Jehovah's Witness
The Russian justice ministry has filed a case in the Supreme Court seeking declaration of the administrative headquarters of Jehovah's Witnesses in the country as an extremist organisation - File photo Reuters

The Russian Justice Ministry has filed a lawsuit in the Supreme Court seeking the declaration of the national headquarters of the religious group, Jehovah's Witnesses, as an extremist organisation.

In response, the organisation's Russian branch warned that the move would "entail disastrous consequences for freedom of religion in Russia", affecting around 175,000 followers at more than 2,000 congregations in the country.

According to RAPSI news, the Russian legal information agency, the filing was announced by the court on Thursday (16 March), but the headquarters of the religious body said it did not receive any notice from the ministry.

A statement from its local branch noted that extremist ideologies are "deeply alien to the Bible-based beliefs and morality of Jehovah's Witnesses".

"Persecution of the faithful for peaceful anti-extremism legislation is built on frank fraud, incompetent individual 'experts' and, as a result, a miscarriage of justice," it added, according to USA Today.

The headquarters named in the lawsuit is located about 25 miles northwest of St Petersburg. The court announcement did not give any details on when it could hear the matter.

Jehovah's Witnesses, which according to their international website was first legally registered in 1991 as a religious group in Russia and re-registered in 1999, has faced several legal troubles in the past.

RAPSI noted that on 25 January, the chairman of the Jehovah's Witnesses branch in the Russian town of Dzerzhinsk was fined 4,000 roubles ($67) for keeping and distributing banned extremist literature.

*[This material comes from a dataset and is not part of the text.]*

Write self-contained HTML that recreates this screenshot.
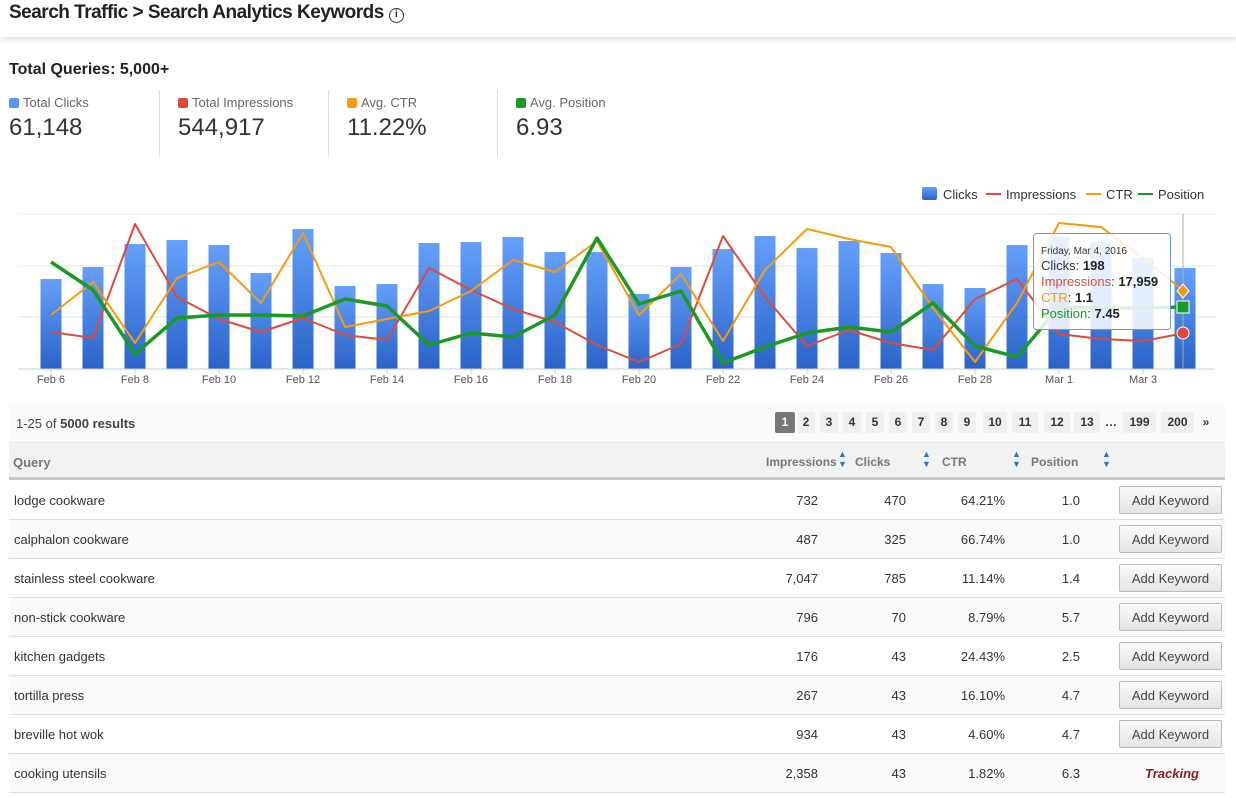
<!DOCTYPE html>
<html><head><meta charset="utf-8">
<style>
*{box-sizing:border-box;margin:0;padding:0}
body{width:1236px;height:798px;overflow:hidden;background:#fff;font-family:"Liberation Sans",sans-serif;color:#333;position:relative}
.a{position:absolute;white-space:nowrap}
.hdr{position:absolute;left:0;top:0;width:1236px;height:37px;background:#fff;box-shadow:0 2px 6px rgba(0,0,0,.15)}
.sl{font-size:13px;color:#666}
.sl i{display:inline-block;width:10px;height:10px;border-radius:2px;margin-right:4px;vertical-align:-1px}
.sv{font-size:24px;color:#333}
.dv{position:absolute;top:90px;width:1px;height:67px;background:#ddd}
.pg{position:absolute;top:412px;height:21px;background:#f0f0f0;font-size:12px;font-weight:bold;color:#333;text-align:center;line-height:21px}
.row{position:absolute;left:9px;width:1216px;height:39px;border-bottom:1px solid #ddd;font-size:13px}
.row span{position:absolute;top:12px}
.btn{position:absolute;left:1110px;top:5px;width:103px;height:28px;border:1px solid #bbb;border-radius:2px;background:linear-gradient(#fafafa,#e4e4e4);font-size:13px;color:#444;text-align:center;line-height:28px}
.ar{position:absolute;top:449px;color:#2a77c9;font-size:9px;line-height:10px}
.hl{position:absolute;top:455px;font-size:12px;font-weight:bold;color:#777}
</style></head><body>
<div class="hdr"></div>
<div class="a" style="left:9px;top:2px;font-size:19px;font-weight:bold;color:#222;letter-spacing:-0.5px">Search Traffic &gt; Search Analytics Keywords <span style="display:inline-block;width:15px;height:15px;border:1.5px solid #333;border-radius:50%;font-size:10px;text-align:center;line-height:12px;vertical-align:1px">i</span></div>
<div class="a" style="left:9px;top:61px;font-size:16px;font-weight:bold;color:#222">Total Queries: 5,000+</div>
<div class="a sl" style="left:9px;top:95px"><i style="background:#5b95f0"></i>Total Clicks</div>
<div class="a sl" style="left:178px;top:95px"><i style="background:#e04a3a"></i>Total Impressions</div>
<div class="a sl" style="left:347px;top:95px"><i style="background:#f89a0e"></i>Avg. CTR</div>
<div class="a sl" style="left:516px;top:95px"><i style="background:#1a9a22"></i>Avg. Position</div>
<div class="a sv" style="left:9px;top:114px">61,148</div>
<div class="a sv" style="left:178px;top:114px">544,917</div>
<div class="a sv" style="left:347px;top:114px">11.22%</div>
<div class="a sv" style="left:516px;top:114px">6.93</div>
<div class="dv" style="left:159px"></div><div class="dv" style="left:328px"></div><div class="dv" style="left:497px"></div>

<svg id="ch" class="a" style="left:0;top:180px" width="1236" height="215" xmlns="http://www.w3.org/2000/svg"></svg>

<div class="a" style="left:9px;top:403px;width:1216px;height:40px;background:#fafafa;border-bottom:1px solid #e6e6e6"></div>
<div class="a" style="left:16px;top:416px;font-size:13px;color:#444">1-25 of <b>5000 results</b></div>
<div id="pgs"></div>
<div class="a" style="left:9px;top:443px;width:1216px;height:37px;background:#f2f2f2;border-bottom:3px solid #c8c8c8"></div>
<div class="hl" style="left:13px;top:455px;font-size:13px">Query</div>
<div class="hl" style="left:766px">Impressions</div>
<div class="hl" style="left:855px">Clicks</div>
<div class="hl" style="left:942px">CTR</div>
<div class="hl" style="left:1031px">Position</div>
<div class="ar" style="left:838px">▲<br>▼</div><div class="ar" style="left:922px">▲<br>▼</div><div class="ar" style="left:1012px">▲<br>▼</div><div class="ar" style="left:1102px">▲<br>▼</div>
<div id="rows"></div>
<script>
var S='http://www.w3.org/2000/svg',svg=document.getElementById('ch');
function el(t,a,txt){var e=document.createElementNS(S,t);for(var k in a)e.setAttribute(k,a[k]);if(txt)e.textContent=txt;svg.appendChild(e);return e}
var o=180;
[214,266,317].forEach(function(y){el('line',{x1:18,x2:1215,y1:y-o,y2:y-o,stroke:'#e3e3e3','stroke-width':1})});
var defs=el('defs',{});defs.innerHTML='<linearGradient id="g" x1="0" y1="0" x2="0" y2="1"><stop offset="0" stop-color="#64a0fb"/><stop offset="1" stop-color="#2a63c8"/></linearGradient>';
var bars=[279,267,244,240,245,273,229,286,284,243,242,237,252,252,294,267,249,236,248,241,253,284,288,245,237,242,258,268];
var red=[332,338,224,297,319,332,318,335,340,268,290,309,322,345,362,344,236,297,346,330,343,350,299,279,334,339,341,333];
var ora=[315,282,343,278,262,303,233,327,319,311,291,260,272,241,315,274,341,270,229,239,247,308,362,303,223,227,258,292];
var grn=[262,290,354,318,315,315,316,299,306,345,333,337,315,238,304,291,363,347,333,327,332,303,346,357,307,308,308,307];
function X(i){return 51+42*i}
bars.forEach(function(t,i){el('rect',{x:X(i)-10.5,y:t-o,width:21,height:369-t,fill:'url(#g)'})});
el('line',{x1:18,x2:1215,y1:369-o,y2:369-o,stroke:'#c0ccdc','stroke-width':1});
el('line',{x1:1183,x2:1183,y1:214-o,y2:369-o,stroke:'#aaa','stroke-width':1});
function line(d,c,w){el('polyline',{points:d.map(function(y,i){return X(i)+','+(y-o)}).join(' '),fill:'none',stroke:c,'stroke-width':w,'stroke-linejoin':'round'})}
line(red,'#e04a3a',2);line(ora,'#f89a0e',2);line(grn,'#1a9a22',3.5);
var labs=['Feb 6','Feb 8','Feb 10','Feb 12','Feb 14','Feb 16','Feb 18','Feb 20','Feb 22','Feb 24','Feb 26','Feb 28','Mar 1','Mar 3'];
labs.forEach(function(l,j){el('line',{x1:X(2*j),x2:X(2*j),y1:369-o,y2:374-o,stroke:'#c0ccdc'});el('text',{x:X(2*j),y:383-o,'text-anchor':'middle','font-size':11,fill:'#555','font-family':'Liberation Sans'},l)});
el('circle',{cx:1183,cy:333-o,r:6,fill:'#e04a3a',stroke:'#fff','stroke-width':1});
el('rect',{x:1177,y:301-o,width:12,height:12,fill:'#1a9a22',stroke:'#fff','stroke-width':1});
el('path',{d:'M1183 '+(284-o)+' l6 7 l-6 7 l-6 -7z',fill:'#f89a0e',stroke:'#fff','stroke-width':1});
el('rect',{x:1033.5,y:233.5-o,width:137,height:96,rx:3,fill:'rgba(255,255,255,0.85)',stroke:'#6a9be0','stroke-width':1});
function tt(x,y,parts){var t=el('text',{x:x,y:y-o,'font-family':'Liberation Sans','font-size':parts[0][2]||13});parts.forEach(function(p){var s=document.createElementNS(S,'tspan');s.setAttribute('fill',p[1]);if(p[3])s.setAttribute('font-weight','bold');s.textContent=p[0];t.appendChild(s)})}
tt(1041,254,[['Friday, Mar 4, 2016','#333',10]]);
tt(1041,270,[['Clicks: ','#333'],['198','#222',13,1]]);
tt(1041,286,[['Impressions','#e04a3a'],[': ','#333'],['17,959','#222',13,1]]);
tt(1041,302,[['CTR','#f89a0e'],[': ','#333'],['1.1','#222',13,1]]);
tt(1041,318,[['Position','#1a9a22'],[':   ','#333'],['7.45','#222',13,1]]);
el('rect',{x:922,y:187-o,width:15,height:13,rx:2,fill:'url(#g)'});
el('text',{x:943,y:199-o,'font-size':13,fill:'#333','font-family':'Liberation Sans'},'Clicks');
el('line',{x1:986,x2:1001,y1:194-o,y2:194-o,stroke:'#e04a3a','stroke-width':2});
el('text',{x:1006,y:199-o,'font-size':13,fill:'#333','font-family':'Liberation Sans'},'Impressions');
el('line',{x1:1086,x2:1101,y1:194-o,y2:194-o,stroke:'#f89a0e','stroke-width':2});
el('text',{x:1106,y:199-o,'font-size':13,fill:'#333','font-family':'Liberation Sans'},'CTR');
el('line',{x1:1138,x2:1153,y1:194-o,y2:194-o,stroke:'#1a9a22','stroke-width':2});
el('text',{x:1158,y:199-o,'font-size':13,fill:'#333','font-family':'Liberation Sans'},'Position');
var pg=[['1',775,20],['2',797,18],['3',820,18],['4',843,18],['5',866,18],['6',889,18],['7',912,18],['8',935,18],['9',958,18],['10',983,24],['11',1012,26],['12',1044,26],['13',1074,26],['…',1102,18],['199',1123,33],['200',1161,33],['»',1198,16]];
var h='';pg.forEach(function(p){var st='left:'+p[1]+'px;width:'+p[2]+'px;';if(p[0]=='1')st+='background:#777;color:#fff;border-radius:2px;';if(p[0]=='…'||p[0]=='»')st+='background:none;';h+='<div class="pg" style="'+st+'">'+p[0]+'</div>'});
document.getElementById('pgs').innerHTML=h;
var rows=[['lodge cookware','732','470','64.21%','1.0'],['calphalon cookware','487','325','66.74%','1.0'],['stainless steel cookware','7,047','785','11.14%','1.4'],['non-stick cookware','796','70','8.79%','5.7'],['kitchen gadgets','176','43','24.43%','2.5'],['tortilla press','267','43','16.10%','4.7'],['breville hot wok','934','43','4.60%','4.7'],['cooking utensils','2,358','43','1.82%','6.3']];
h='';rows.forEach(function(r,i){var y=481+39*i;h+='<div class="row" style="top:'+y+'px;background:'+(i%2?'#fafafa':'#fff')+'"><span style="left:5px">'+r[0]+'</span><span style="right:407px">'+r[1]+'</span><span style="right:319px">'+r[2]+'</span><span style="right:220px">'+r[3]+'</span><span style="right:145px">'+r[4]+'</span>'+(i<7?'<div class="btn">Add Keyword</div>':'<span style="left:1136px;font-style:italic;font-weight:bold;color:#8b1a1a">Tracking</span>')+'</div>'});
document.getElementById('rows').innerHTML=h;
</script>
</body></html>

The Supreme Court of Russia declared "The Jehovah's Witnesses of Stary Oskol" in the Belgorod Region as an extremist organisation in a ruling on 16 June, 2015. In 2004, a Moscow court dissolved and banned a Jehovah's Witnesses group accusing the body of recruiting children, inciting suicide and preventing followers from accepting medical assistance, and encouraging followers to break from their families.